Brad Mooney


The World Technology Evaluation Center (WTEC) is administered by Loyola College, Baltimore, Maryland. In May 1993 and November 1995, WTEC organized and sent two small groups of experts to the former Soviet Union and to Western Europe to review and assess the state of submersibles and undersea technologies in these areas. Funding for the two projects was provided by the Advanced Research Projects Agency (ARPA) of the U.S. Department of Defense, the Office of Naval Research (ONR, U.S. Navy) and the U.S. National Science Foundation (NSF).

The first expert team consisted of 10 persons; the second, eight, representing the key technical areas of undersea engineering. Government personnel representing appropriate agencies and the project sponsors constituted roughly one third of each team. The rest were from industry, academe, and the private sector. Duration of each of the trips was approximately two weeks.

While the intended focus of these visits was the state of deep submergence technologies in the former USSR, more than half the sites the teams visited were organizations that build marine equipment or are engaged in various other types of marine research. Therefore, the reader will note that several marine-related areas -- other than undersea vehicles -- are discussed in this report. This was also true of the first study trip, the results of which were published by WTEC in 1994 as WTEC Panel Report on Research Submersibles and Undersea Technologies.

The primary sites for the May 1993 study trip were to be in European Russia and the Ukraine.
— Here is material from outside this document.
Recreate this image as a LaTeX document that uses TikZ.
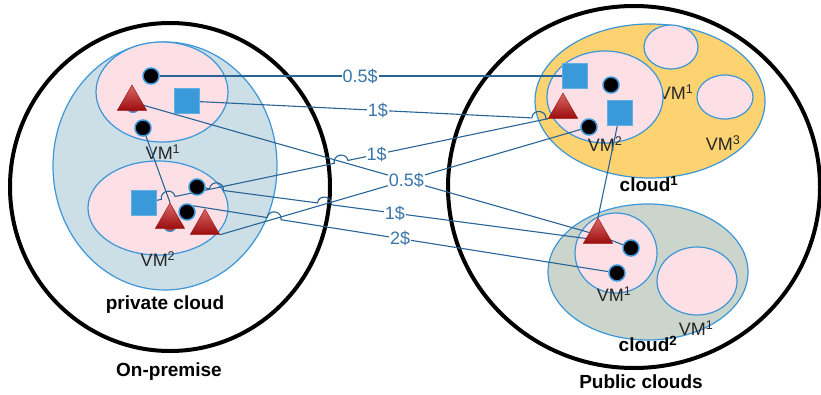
\documentclass[tikz,border=0pt]{standalone}
\usepackage{fontspec}
\setmainfont{Liberation Sans}
\usetikzlibrary{shapes.geometric,calc,backgrounds}
\definecolor{edgeblue}{RGB}{59,151,216}
\definecolor{wireblue}{RGB}{40,100,150}
\definecolor{costblue}{RGB}{58,118,170}
\definecolor{privfill}{RGB}{204,222,230}
\definecolor{vmfill}{RGB}{253,224,230}
\definecolor{pubfill}{RGB}{252,211,112}
\definecolor{pubfilltwo}{RGB}{203,213,204}
\definecolor{sqfill}{RGB}{58,154,217}
\definecolor{trilight}{RGB}{216,104,104}
\definecolor{tridark}{RGB}{156,12,12}
\newcommand{\hopto}[3]{-- ($(#1)!#3!(#2)!-7pt!(#2)$)
  .. controls ($(#1)!#3!(#2)!-7pt!(#2)!9pt!90:(#2)$) and ($(#1)!#3!(#2)!7pt!(#2)!9pt!-90:(#1)$)
  .. ($(#1)!#3!(#2)!7pt!(#2)$)}
\newcommand{\vm}[1]{VM\textsuperscript{#1}}

\begin{document}
\begin{tikzpicture}[x=1pt,y=-1pt,
  dot/.style={circle,fill=black,draw=edgeblue,line width=1.5pt,minimum size=16pt,inner sep=0pt},
  box/.style={rectangle,fill=sqfill,draw=sqfill!80!white,minimum size=25pt,inner sep=0pt},
  tri/.style={regular polygon,regular polygon sides=3,minimum size=34pt,inner sep=0pt,draw=tridark,top color=trilight,bottom color=tridark},
  under/.style={circle,draw=edgeblue,fill=tridark!80,line width=1pt,minimum size=13pt,inner sep=0pt},
  wire/.style={draw=wireblue,line width=1.1pt},
  cost/.style={fill=white,text=costblue,inner sep=1pt,font=\fontsize{18}{20}\selectfont},
  vmtext/.style={text=black!85,font=\fontsize{18}{20}\selectfont},
  title/.style={font=\bfseries\fontsize{19}{21}\selectfont},
  host/.style={line width=4pt},
  zone/.style={draw=edgeblue,line width=1.2pt}]
\useasboundingbox (0,0) rectangle (821,394);
\node[under] (u1) at (133,106) {};
\node[under] (u2) at (170,225) {};
\foreach \n/\x/\y in {c1/151/76,c2/143/128,c3/197/187,c4/187/212,c5/611/85,c6/589/127,c7/631/248,c8/617/273}
  \node[dot] (\n) at (\x,\y) {};
\foreach \n/\x/\y in {s1/187/101,s2/144/203,s3/575/76,s4/620/113}
  \node[box] (\n) at (\x,\y) {};
\foreach \n/\x/\y in {t1/132/102,t2/170/220,t3/205/226,t4/563/110,t5/598/235}
  \node[tri] (\n) at (\x,\y) {};
\begin{scope}[on background layer]
\draw[host] (170,187) ellipse[x radius=160pt,y radius=164pt];
\draw[host] (634,187) ellipse[x radius=186pt,y radius=181pt];
\filldraw[zone,fill=privfill] (165,166) ellipse[x radius=112pt,y radius=124pt];
\filldraw[zone,fill=vmfill] (162,92) ellipse[x radius=66pt,y radius=50pt];
\filldraw[zone,fill=vmfill] (158,208) ellipse[x radius=70pt,y radius=47pt];
\filldraw[zone,fill=pubfill] (650,101) ellipse[x radius=115pt,y radius=77pt];
\filldraw[zone,fill=vmfill] (671,47) ellipse[x radius=27pt,y radius=22pt];
\filldraw[zone,fill=vmfill] (725,97) ellipse[x radius=28pt,y radius=22pt];
\node[vmtext] (vmc) at (676,92) {\vm{1}};
\filldraw[zone,fill=vmfill] (605,97) ellipse[x radius=58pt,y radius=46pt];
\filldraw[zone,fill=pubfilltwo] (648,272) ellipse[x radius=100pt,y radius=68pt];
\filldraw[zone,fill=vmfill] (616,253) ellipse[x radius=41pt,y radius=40pt];
\filldraw[zone,fill=vmfill] (697,281) ellipse[x radius=40pt,y radius=34pt];
\node[vmtext] (vma) at (163,152) {\vm{1}};
\node[vmtext] (vmb) at (158,259) {\vm{2}};
\node[title] (priv) at (165,305) {private cloud};
\node[title] (onprem) at (169,372) {On-premise};
\node[vmtext] (vmd) at (605,144) {\vm{2}};
\node[vmtext] (vme) at (723,143) {\vm{3}};
\node[title] (cla) at (649,184) {cloud\textsuperscript{1}};
\node[vmtext] (vmf) at (614,294) {\vm{1}};
\node[vmtext] (vmg) at (696,328) {\vm{1}};
\node[title] (clb) at (648,344) {cloud\textsuperscript{2}};
\node[title] (pub) at (641,382) {Public clouds};
\coordinate (t4in) at (t4.corner 2);
\coordinate (t5low) at ($(t5.corner 2)!0.2!(t5.corner 1)$);
\coordinate (c4top) at (c4.north east);
\draw[wire] (c1) -- (s3);
\draw[wire] (s1) \hopto{s1}{t4in}{0.975} -- (t4in);
\draw[wire] (s2) \hopto{s2}{t4in}{0.060} \hopto{s2}{t4in}{0.488} -- (t4in);
\draw[wire] (t1) -- (t5);
\draw[wire] (c2) -- (t2.corner 1);
\draw[wire] (c3) \hopto{c3}{t5low}{0.05} \hopto{c3}{t5low}{0.3275} -- (t5low);
\draw[wire] (t3.corner 3) -- (c6);
\draw[wire] (c4top) \hopto{c4top}{c8}{0.191} -- (c8);
\draw[wire] (t5) -- (c7);
\draw[wire] (s4) -- (t5.corner 1);
\node[cost] (k1) at ($(c1)!0.493!(s3)$) {0.5\$};
\node[cost] (k2) at ($(s1)!0.529!(t4in)$) {1\$};
\node[cost] (k3) at ($(s2)!0.576!(t4in)$) {1\$};
\node[cost] (k4) at ($(t3.corner 3)!0.505!(c6)$) {0.5\$};
\node[cost] (k5) at ($(c3)!0.509!(t5low)$) {1\$};
\node[cost] (k6) at ($(c4top)!0.488!(c8)$) {2\$};
\end{scope}
\end{tikzpicture}
\end{document}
However, since team members would be passing through Western Europe, it was decided to visit selected organizations there as well. About a week was spent by some of the panel members visiting various facilities in the United Kingdom, France, and Finland. The European facility visits provided a useful background on undersea technologies prior to entering the former Soviet Union.

The actual time spent in Russia and in the Ukraine was only six days. Therefore, the expert panel was divided into teams of two or three people to make the actual site visits. In this way, 23 sites could be visited in Russia and 5 in the Ukraine. Complete details of this trip were reported at a workshop held in Washington, DC, in July 1993 and published in WTEC's 1994 report (cited above).

Clearly, this brief in-country period made it impossible to visit important facilities in Siberia and in the Russian Far East, even though the group was urged to do so. Understanding that additional site visits should be made in these areas to have a complete assessment, WTEC organized the second study trip for October 1995.

The expert panel for the second trip consisted of:

*These members also were on the first study trip.

The 1995 WTEC panel intended to survey the Russian Far East for marine-relevant technologies, to establish contacts with the Far East and the Siberian branches of the Russian Academy of Sciences, and to cultivate continuing relationships with the various institutes and organizations visited. They visited 12 institutes and 6 other sites in Vladivostok and at Akademgorodok, the "Academic City" near Novosibirsk in Siberia.

The Vladivostok sites were, for the most part, involved in undersea vehicles and ocean sciences. At Akademgorodok much less emphasis was placed on ocean problems, and the institutes visited represented a wider array of research efforts.

In December 1995 an open workshop was held at NSF in Washington, D.C., where panel members reported their findings from the second study trip. Also, specially invited representatives from some of the Russian sites visited were present to assist in answering questions asked by the attendees.

This report completes WTEC's publication of results from the second study trip and marks the completion of this two-part survey project. In summary, the two panels of experts have presented an assessment of important marine-related work in the former Soviet Union from the Black Sea to the shores of the Baltic and to the Pacific Ocean.

This publication, together with WTEC's 1994 report, offer a useful overview of the state of undersea technologies and ocean sciences in a part of the world now undergoing tremendous change. For some, this change means both risk and favorable future opportunity. Therefore, it is hoped that those interested in developing joint efforts in Russia and the Ukraine will find this WTEC work useful in helping to avoid uncertainty while locating promising opportunities for future cooperation and development.